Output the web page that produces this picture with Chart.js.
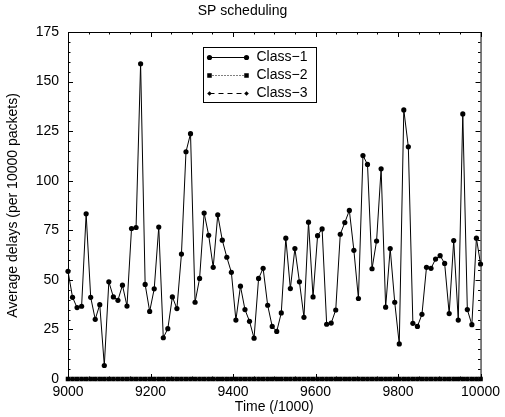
<!DOCTYPE html>
<html>
<head>
<meta charset="utf-8">
<script src="https://cdn.jsdelivr.net/npm/chart.js@4/dist/chart.umd.min.js"></script>
<style>
  html, body { margin: 0; padding: 0; background: #fff; }
  #wrap { width: 505px; height: 417px; }
</style>
</head>
<body>
<div id="wrap"><canvas id="chart" width="505" height="417"></canvas></div>
<script>
// --- data ---
const times = [
  9000, 9011, 9022, 9033, 9044, 9055, 9066, 9077, 9088, 9099,
  9110, 9121, 9132, 9143, 9154, 9165, 9176, 9187, 9198, 9209,
  9220, 9231, 9242, 9253, 9264, 9275, 9286, 9297, 9308, 9319,
  9330, 9341, 9352, 9363, 9374, 9385, 9396, 9407, 9418, 9429,
  9440, 9451, 9462, 9473, 9484, 9495, 9506, 9517, 9528, 9539,
  9550, 9561, 9572, 9583, 9594, 9605, 9616, 9627, 9638, 9649,
  9660, 9671, 9682, 9693, 9704, 9715, 9726, 9737, 9748, 9759,
  9770, 9781, 9792, 9803, 9814, 9825, 9836, 9847, 9858, 9869,
  9880, 9891, 9902, 9913, 9924, 9935, 9946, 9957, 9968, 9979,
  9990, 10000
];
const class1 = [
  54.3, 41.2, 36.0, 36.7, 83.3, 41.2, 30.1, 37.5, 6.8, 49.0,
  41.4, 39.7, 47.3, 36.8, 75.9, 76.4, 159, 47.7, 34.1, 45.5,
  76.6, 20.8, 25.4, 41.4, 35.5, 63.0, 114.6, 123.7, 38.7, 50.7,
  83.7, 72.5, 56.3, 82.8, 70.0, 61.4, 53.8, 29.7, 46.8, 35.0,
  29.1, 20.6, 50.7, 55.8, 37.2, 26.5, 24.0, 33.3, 71.0, 45.6,
  65.8, 49.0, 31.1, 79.1, 41.4, 72.3, 75.7, 27.6, 28.2, 34.8,
  73.0, 78.9, 85.0, 64.9, 40.6, 112.7, 108.2, 55.6, 69.6, 106.0,
  36.2, 65.8, 38.7, 17.7, 135.7, 117.1, 28.1, 26.5, 32.6, 56.3,
  55.8, 60.5, 62.2, 58.3, 33.0, 69.8, 29.7, 133.7, 35.0, 27.4,
  71.0, 58.0
];
const class2 = [
  0, 0, 0, 0, 0, 0, 0, 0, 0, 0, 0, 0, 0, 0, 0, 0, 0, 0, 0, 0,
  0, 0, 0, 0, 0, 0, 0, 0, 0, 0, 0, 0, 0, 0, 0, 0, 0, 0, 0, 0,
  0, 0, 0, 0, 0, 0, 0, 0, 0, 0, 0, 0, 0, 0, 0, 0, 0, 0, 0, 0,
  0, 0, 0, 0, 0, 0, 0, 0, 0, 0, 0, 0, 0, 0, 0, 0, 0, 0, 0, 0,
  0, 0, 0, 0, 0, 0, 0, 0, 0, 0, 0, 0
];
const class3 = [
  0, 0, 0, 0, 0, 0, 0, 0, 0, 0, 0, 0, 0, 0, 0, 0, 0, 0, 0, 0,
  0, 0, 0, 0, 0, 0, 0, 0, 0, 0, 0, 0, 0, 0, 0, 0, 0, 0, 0, 0,
  0, 0, 0, 0, 0, 0, 0, 0, 0, 0, 0, 0, 0, 0, 0, 0, 0, 0, 0, 0,
  0, 0, 0, 0, 0, 0, 0, 0, 0, 0, 0, 0, 0, 0, 0, 0, 0, 0, 0, 0,
  0, 0, 0, 0, 0, 0, 0, 0, 0, 0, 0, 0
];
const seriesNames = ['Class\u22121', 'Class\u22122', 'Class\u22123'];
const xTickLabels = [9000, 9200, 9400, 9600, 9800, 10000];
const yTickLabels = [0, 25, 50, 75, 100, 125, 150, 175];

const FONT = "'Liberation Sans', Arial, Helvetica, sans-serif";
Chart.defaults.font.family = FONT;
Chart.defaults.font.size = 14;
Chart.defaults.color = '#000';

const toPoints = vals => times.map((t, i) => ({ x: t, y: vals[i] }));

// marker shapes, shared by datasets and the hand drawn legend
const styles = [
  { pointStyle: 'circle', radius: 2.6, dash: [] },
  { pointStyle: 'rect', radius: 3.2, dash: [1, 2] },
  { pointStyle: 'rectRot', radius: 2.3, dash: [5, 4] }
];

function drawMarker(ctx, style, x, y) {
  ctx.beginPath();
  if (style.pointStyle === 'circle') {
    ctx.arc(x, y, style.radius, 0, Math.PI * 2);
  } else if (style.pointStyle === 'rect') {
    const s = style.radius * Math.SQRT1_2;
    ctx.rect(x - s, y - s, 2 * s, 2 * s);
  } else {
    const r = style.radius;
    ctx.moveTo(x, y - r); ctx.lineTo(x + r, y); ctx.lineTo(x, y + r); ctx.lineTo(x - r, y);
    ctx.closePath();
  }
  ctx.fill();
}

// frame with inward ticks on all four sides (gnuplot look)
const framePlugin = {
  id: 'frame',
  beforeDatasetsDraw(chart) {
    const { ctx, chartArea: a, scales: { x, y } } = chart;
    ctx.save();
    ctx.strokeStyle = '#000';
    ctx.lineWidth = 1;
    ctx.setLineDash([]);
    ctx.strokeRect(a.left + 0.5, a.top + 0.5, a.right - a.left, a.bottom - a.top);
    ctx.beginPath();
    for (let v = y.min; v <= y.max; v += 5) {
      const len = v % 25 === 0 ? 5 : 2.5;
      const py = Math.round(y.getPixelForValue(v)) + 0.5;
      ctx.moveTo(a.left, py); ctx.lineTo(a.left + len, py);
      ctx.moveTo(a.right, py); ctx.lineTo(a.right - len, py);
    }
    for (let v = x.min; v <= x.max; v += 50) {
      const len = v % 200 === 0 ? 5 : 2.5;
      const px = Math.round(x.getPixelForValue(v)) + 0.5;
      ctx.moveTo(px, a.bottom); ctx.lineTo(px, a.bottom - len);
      ctx.moveTo(px, a.top); ctx.lineTo(px, a.top + len);
    }
    ctx.stroke();
    ctx.restore();
  }
};

const legendPlugin = {
  id: 'boxLegend',
  afterDraw(chart) {
    const { ctx, chartArea: a } = chart;
    const left = a.left + 135.5, top = a.top + 15.5;
    ctx.save();
    ctx.strokeStyle = '#000';
    ctx.fillStyle = '#000';
    ctx.lineWidth = 1;
    ctx.setLineDash([]);
    ctx.strokeRect(left, top, 113, 55);
    ctx.font = '14px ' + FONT;
    ctx.textBaseline = 'middle';
    ctx.textAlign = 'left';
    seriesNames.forEach((name, i) => {
      const yy = Math.round(top + 9 + i * 18) + 0.5;
      const x0 = left + 6, x1 = left + 43;
      ctx.setLineDash(styles[i].dash);
      ctx.beginPath(); ctx.moveTo(x0, yy); ctx.lineTo(x1, yy); ctx.stroke();
      ctx.setLineDash([]);
      drawMarker(ctx, styles[i], x0, yy);
      drawMarker(ctx, styles[i], x1, yy);
      ctx.fillText(name, left + 53, yy);
    });
    ctx.restore();
  }
};

const datasets = [class1, class2, class3].map((vals, i) => ({
  label: seriesNames[i],
  data: toPoints(vals),
  borderColor: '#000',
  backgroundColor: '#000',
  borderWidth: 1,
  borderDash: styles[i].dash,
  pointStyle: styles[i].pointStyle,
  pointRadius: styles[i].radius,
  pointBorderWidth: 0,
  pointBackgroundColor: '#000',
  tension: 0,
  clip: false,
  order: 3 - i
}));

new Chart(document.getElementById('chart'), {
  type: 'line',
  data: { datasets },
  options: {
    responsive: false,
    animation: false,
    events: [],
    layout: { padding: { left: 0, right: 20, top: 0, bottom: 0 } },
    plugins: {
      legend: { display: false },
      tooltip: { enabled: false },
      title: {
        display: true,
        text: 'SP scheduling',
        font: { size: 14, weight: 'normal' },
        color: '#000',
        padding: { top: 3, bottom: 12.2 }
      }
    },
    scales: {
      x: {
        type: 'linear',
        min: xTickLabels[0],
        max: xTickLabels[xTickLabels.length - 1],
        afterFit: s => { s.height = 38; },
        afterBuildTicks: s => { s.ticks = xTickLabels.map(v => ({ value: v })); },
        grid: { display: false, drawTicks: false },
        border: { display: false },
        ticks: { padding: 5, maxRotation: 0, autoSkip: false, callback: v => String(v) },
        title: { display: true, text: 'Time (/1000)', padding: { top: 0, bottom: 1 } }
      },
      y: {
        min: yTickLabels[0],
        max: yTickLabels[yTickLabels.length - 1],
        afterFit: s => { s.width = 68; },
        afterBuildTicks: s => { s.ticks = yTickLabels.map(v => ({ value: v })); },
        grid: { display: false, drawTicks: false },
        border: { display: false },
        ticks: { padding: 9, autoSkip: false, callback: v => String(v) },
        title: { display: true, text: 'Average delays (per 10000 packets)', padding: { top: 5, bottom: 0 } }
      }
    }
  },
  plugins: [framePlugin, legendPlugin]
});
</script>
</body>
</html>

━━━

Determine how many lines of the data contain "picture" and give nothing but that number.

#### Problem solution:
1